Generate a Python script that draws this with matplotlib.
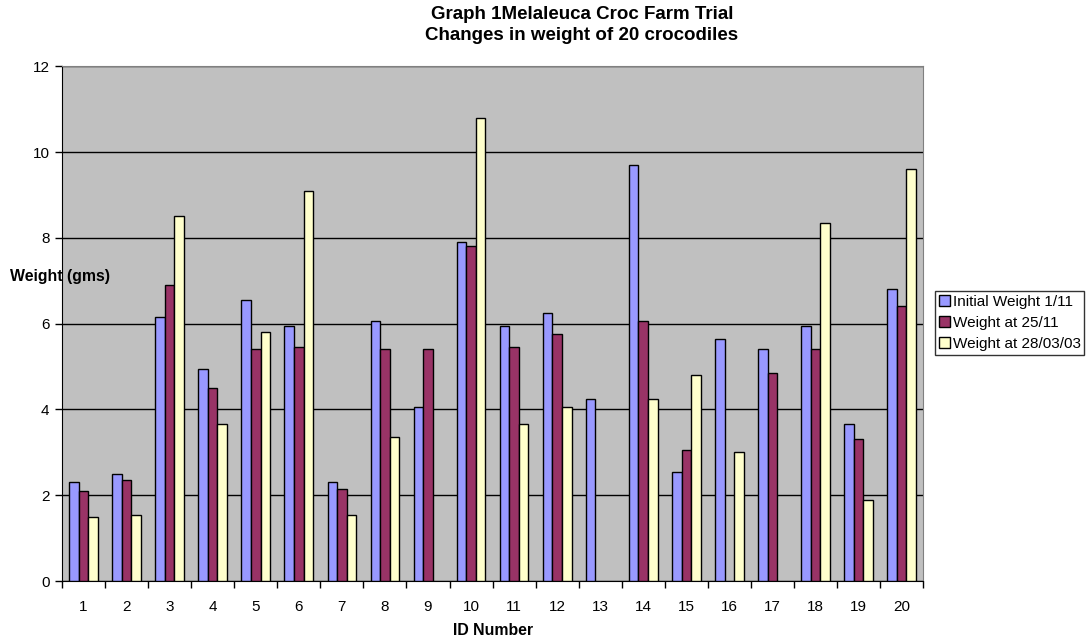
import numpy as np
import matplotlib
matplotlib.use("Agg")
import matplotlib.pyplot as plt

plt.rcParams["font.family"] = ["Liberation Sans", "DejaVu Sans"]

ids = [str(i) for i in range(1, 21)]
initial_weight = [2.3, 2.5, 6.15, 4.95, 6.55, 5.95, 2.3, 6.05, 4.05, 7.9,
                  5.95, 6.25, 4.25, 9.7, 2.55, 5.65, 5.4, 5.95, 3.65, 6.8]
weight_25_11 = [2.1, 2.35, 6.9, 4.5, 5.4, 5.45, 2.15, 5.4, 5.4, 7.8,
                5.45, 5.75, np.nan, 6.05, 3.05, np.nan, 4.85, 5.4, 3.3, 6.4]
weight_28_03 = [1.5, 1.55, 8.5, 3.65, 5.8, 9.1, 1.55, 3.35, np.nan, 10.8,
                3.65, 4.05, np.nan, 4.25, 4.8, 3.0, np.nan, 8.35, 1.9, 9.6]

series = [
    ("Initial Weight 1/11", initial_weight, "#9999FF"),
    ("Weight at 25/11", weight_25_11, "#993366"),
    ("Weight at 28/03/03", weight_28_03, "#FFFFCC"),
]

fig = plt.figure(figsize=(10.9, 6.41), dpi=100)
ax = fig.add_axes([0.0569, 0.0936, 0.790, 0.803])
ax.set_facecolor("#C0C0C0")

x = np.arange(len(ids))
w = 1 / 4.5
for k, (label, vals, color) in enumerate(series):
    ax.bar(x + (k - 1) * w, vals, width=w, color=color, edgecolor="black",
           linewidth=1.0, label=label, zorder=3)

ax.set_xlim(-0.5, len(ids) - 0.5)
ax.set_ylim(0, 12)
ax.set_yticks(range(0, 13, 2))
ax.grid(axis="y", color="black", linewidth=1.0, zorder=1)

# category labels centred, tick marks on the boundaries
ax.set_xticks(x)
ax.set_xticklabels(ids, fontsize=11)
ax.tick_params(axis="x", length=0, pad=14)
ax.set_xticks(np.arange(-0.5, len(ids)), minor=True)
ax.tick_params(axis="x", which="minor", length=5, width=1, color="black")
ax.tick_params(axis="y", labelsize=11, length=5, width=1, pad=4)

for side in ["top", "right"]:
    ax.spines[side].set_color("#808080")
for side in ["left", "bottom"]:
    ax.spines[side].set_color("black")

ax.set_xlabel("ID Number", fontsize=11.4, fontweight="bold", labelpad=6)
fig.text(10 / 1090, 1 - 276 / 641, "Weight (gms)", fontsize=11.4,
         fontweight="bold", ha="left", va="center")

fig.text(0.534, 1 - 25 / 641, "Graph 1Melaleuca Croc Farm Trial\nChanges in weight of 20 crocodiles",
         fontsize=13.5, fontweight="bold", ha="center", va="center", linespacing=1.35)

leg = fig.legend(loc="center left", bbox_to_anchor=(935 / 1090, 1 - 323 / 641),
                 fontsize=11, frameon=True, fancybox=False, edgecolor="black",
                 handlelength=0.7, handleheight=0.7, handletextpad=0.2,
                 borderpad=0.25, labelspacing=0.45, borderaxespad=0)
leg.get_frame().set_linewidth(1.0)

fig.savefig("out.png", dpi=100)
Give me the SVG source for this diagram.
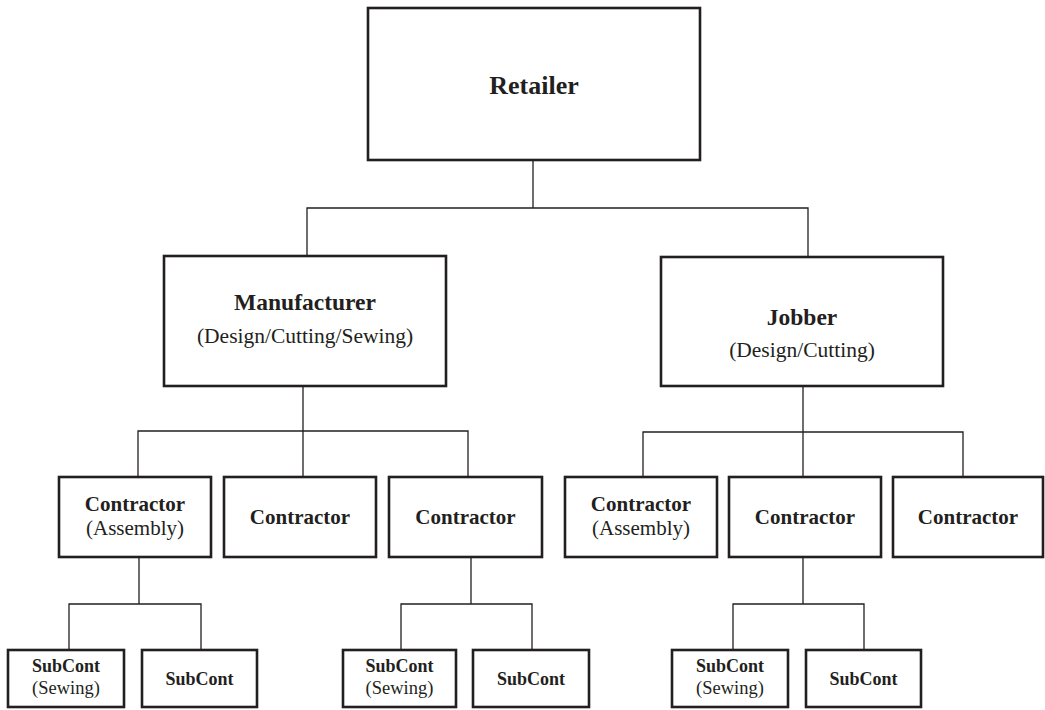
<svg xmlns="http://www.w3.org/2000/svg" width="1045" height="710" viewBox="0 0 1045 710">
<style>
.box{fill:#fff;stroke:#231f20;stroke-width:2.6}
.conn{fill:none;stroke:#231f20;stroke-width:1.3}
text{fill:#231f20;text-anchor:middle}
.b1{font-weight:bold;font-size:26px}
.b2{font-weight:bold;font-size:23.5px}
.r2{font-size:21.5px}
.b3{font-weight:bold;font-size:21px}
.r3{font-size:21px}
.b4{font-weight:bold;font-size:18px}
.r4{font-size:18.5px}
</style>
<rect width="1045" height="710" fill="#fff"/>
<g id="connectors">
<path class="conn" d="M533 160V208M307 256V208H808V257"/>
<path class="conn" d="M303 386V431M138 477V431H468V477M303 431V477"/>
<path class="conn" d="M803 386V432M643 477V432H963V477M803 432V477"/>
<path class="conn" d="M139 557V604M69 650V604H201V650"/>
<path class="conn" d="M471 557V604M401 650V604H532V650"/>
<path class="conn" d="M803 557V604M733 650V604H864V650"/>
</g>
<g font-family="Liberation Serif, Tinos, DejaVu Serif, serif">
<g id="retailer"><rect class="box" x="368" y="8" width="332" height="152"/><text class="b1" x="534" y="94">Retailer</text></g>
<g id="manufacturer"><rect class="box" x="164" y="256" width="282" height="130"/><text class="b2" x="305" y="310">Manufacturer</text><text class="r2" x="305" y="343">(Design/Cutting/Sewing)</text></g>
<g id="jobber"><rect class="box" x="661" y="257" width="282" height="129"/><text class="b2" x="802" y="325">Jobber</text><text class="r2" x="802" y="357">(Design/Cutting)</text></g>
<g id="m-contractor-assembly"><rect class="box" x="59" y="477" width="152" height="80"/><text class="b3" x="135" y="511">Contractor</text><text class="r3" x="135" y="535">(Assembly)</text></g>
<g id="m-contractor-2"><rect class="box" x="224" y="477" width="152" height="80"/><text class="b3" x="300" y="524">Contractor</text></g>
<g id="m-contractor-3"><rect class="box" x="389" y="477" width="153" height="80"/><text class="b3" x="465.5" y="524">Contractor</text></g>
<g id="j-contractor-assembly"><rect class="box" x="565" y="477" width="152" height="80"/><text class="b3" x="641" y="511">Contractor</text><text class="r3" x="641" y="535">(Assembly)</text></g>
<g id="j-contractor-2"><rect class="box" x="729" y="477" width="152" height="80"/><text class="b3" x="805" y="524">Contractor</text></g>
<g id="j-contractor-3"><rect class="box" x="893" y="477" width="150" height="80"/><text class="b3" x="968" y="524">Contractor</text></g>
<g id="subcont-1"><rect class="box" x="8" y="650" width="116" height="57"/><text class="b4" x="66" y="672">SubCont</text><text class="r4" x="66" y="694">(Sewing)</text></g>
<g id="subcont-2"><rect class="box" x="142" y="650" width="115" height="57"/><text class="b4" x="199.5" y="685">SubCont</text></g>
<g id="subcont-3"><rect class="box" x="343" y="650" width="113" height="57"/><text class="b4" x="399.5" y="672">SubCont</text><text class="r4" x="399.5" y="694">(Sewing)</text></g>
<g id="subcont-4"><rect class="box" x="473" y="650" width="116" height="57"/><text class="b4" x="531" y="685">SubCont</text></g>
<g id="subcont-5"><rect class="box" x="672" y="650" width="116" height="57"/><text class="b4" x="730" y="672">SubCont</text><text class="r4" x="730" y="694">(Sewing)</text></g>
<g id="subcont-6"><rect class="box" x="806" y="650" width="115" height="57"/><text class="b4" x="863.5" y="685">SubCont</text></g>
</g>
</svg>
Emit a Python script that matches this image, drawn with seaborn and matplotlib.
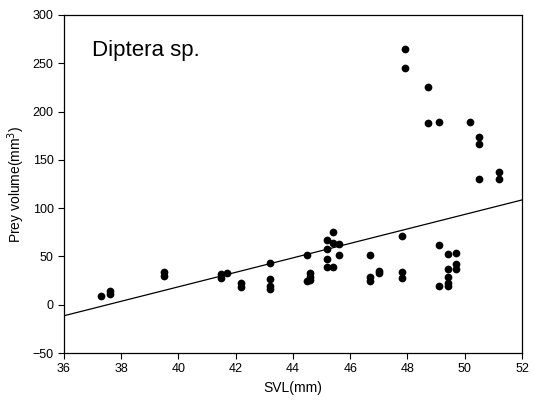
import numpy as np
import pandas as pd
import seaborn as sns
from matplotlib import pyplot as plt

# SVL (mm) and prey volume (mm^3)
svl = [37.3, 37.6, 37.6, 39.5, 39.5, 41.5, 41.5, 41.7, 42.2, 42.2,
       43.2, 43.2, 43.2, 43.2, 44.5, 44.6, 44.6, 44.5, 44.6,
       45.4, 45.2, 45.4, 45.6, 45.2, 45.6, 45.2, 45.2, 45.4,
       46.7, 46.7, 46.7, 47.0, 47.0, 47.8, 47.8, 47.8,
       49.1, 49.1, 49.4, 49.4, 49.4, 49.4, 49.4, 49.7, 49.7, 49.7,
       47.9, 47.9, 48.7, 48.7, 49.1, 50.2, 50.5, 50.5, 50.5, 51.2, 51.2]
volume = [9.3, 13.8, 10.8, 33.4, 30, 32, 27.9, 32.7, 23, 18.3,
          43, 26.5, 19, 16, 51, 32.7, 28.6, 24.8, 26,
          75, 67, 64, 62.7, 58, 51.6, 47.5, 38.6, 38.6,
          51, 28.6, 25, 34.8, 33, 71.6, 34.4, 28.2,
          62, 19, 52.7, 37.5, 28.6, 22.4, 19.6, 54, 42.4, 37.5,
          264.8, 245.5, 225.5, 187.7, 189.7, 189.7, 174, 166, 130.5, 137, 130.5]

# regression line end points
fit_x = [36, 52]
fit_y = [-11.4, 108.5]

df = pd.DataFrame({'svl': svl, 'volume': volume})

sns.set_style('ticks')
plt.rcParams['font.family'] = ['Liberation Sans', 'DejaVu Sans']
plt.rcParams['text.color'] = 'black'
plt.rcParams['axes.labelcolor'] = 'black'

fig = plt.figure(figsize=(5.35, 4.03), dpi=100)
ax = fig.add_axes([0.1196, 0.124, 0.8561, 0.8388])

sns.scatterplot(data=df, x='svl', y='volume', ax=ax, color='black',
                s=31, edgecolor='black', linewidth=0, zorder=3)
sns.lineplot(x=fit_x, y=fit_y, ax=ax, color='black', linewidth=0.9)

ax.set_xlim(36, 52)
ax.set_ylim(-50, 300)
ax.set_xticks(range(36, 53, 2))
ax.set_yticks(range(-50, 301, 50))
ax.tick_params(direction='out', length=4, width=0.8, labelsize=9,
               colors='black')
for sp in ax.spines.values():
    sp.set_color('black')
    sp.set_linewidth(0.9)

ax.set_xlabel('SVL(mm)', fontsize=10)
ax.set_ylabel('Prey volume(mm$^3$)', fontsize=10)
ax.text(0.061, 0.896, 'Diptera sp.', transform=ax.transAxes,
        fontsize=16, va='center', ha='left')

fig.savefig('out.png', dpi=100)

● Exercise brief: Take every line from the data above that holds "script" and copy it out.

● Answer for the task:
Generate a Python script that draws this with matplotlib.
Emit a Python script that matches this image, drawn with seaborn and matplotlib.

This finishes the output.